For my International readers, to be "under the gun" is to be under pressure or scrutiny.

I seem to be spending a lot of time under the gun as I attempt to complete tasks I used to be able to do with ease.

I found myself in a t-shirt turned inside out worn all day yesterday wondering what happened to my life?

Today came and went so fast with calls, texts, emails, writing, and thinking that the one thing I was excited about doing today isn't going to happen. It's Friday and everyone I wanted to speak to directly was either away, leaving early, not in their offices, or have mentally 'checked out'. I feel good about having accomplished what I was able to accomplish and reached a stopping point a few minutes ago.
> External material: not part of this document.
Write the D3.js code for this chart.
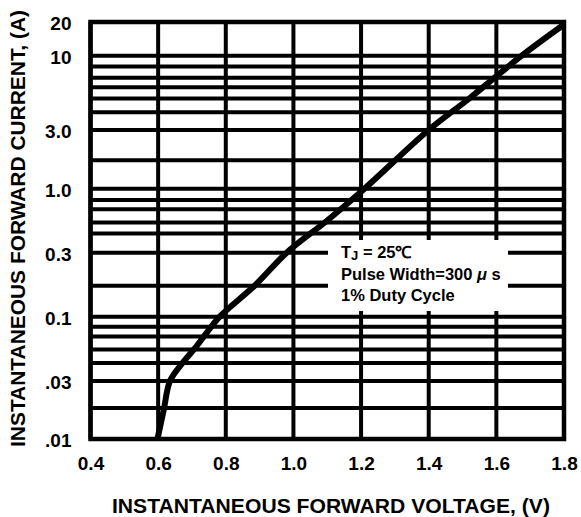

My instructor's last concert of her High School Orchestra is in about an hour and I just cannot see myself getting there. I'm ashamed to admit that I haven't even showered yet today, nor have I moved from the chair I've been in for most of the day with my computer, files, papers, pens and two phones nearby. I have had two cups of coffee, one black-no sugar, ginger snaps, raw carrots, and water all day. I'm typing this and haven't even put on PANTS today. Too much info? Well, this is not been a kind day for me, either.

The result will be a hangry, fatigued, broken brained, lump of a body unable to form a thought or make a decision by 6pm. Therefore, as much as I wanted to be at that concert, the thought of showering, dressing, driving, traffic, parking, finding, filming, and, even, applauding, exhausts me.

I will make many heartfelt apologies to Christina tomorrow morning and hope she forgives my absence. She's been so understanding in the past that I'm sure she will.

We all have our stressors. We all have bad days when we feel we are under the gun. When we have days like today, I hope we understand that it's just one day out of many. I hope we don't go home and kick the wife and yell at the dog. Or the other way around.

Tomorrow, hopefully, we get to wake up and have a better day. We have that chance, that hope. In my case, I may be down for the count (pugilism terminology!) for the entire weekend or I may rest tonight and be ready to go by Sunday when the 'crazy' starts again. However it works out, we all should be thankful for whatever kind of day we had and the crazy people in it.

We, at least, HAD a day.

(Dedicated to those who needed to hear they'll have another shot at life and change tomorrow.)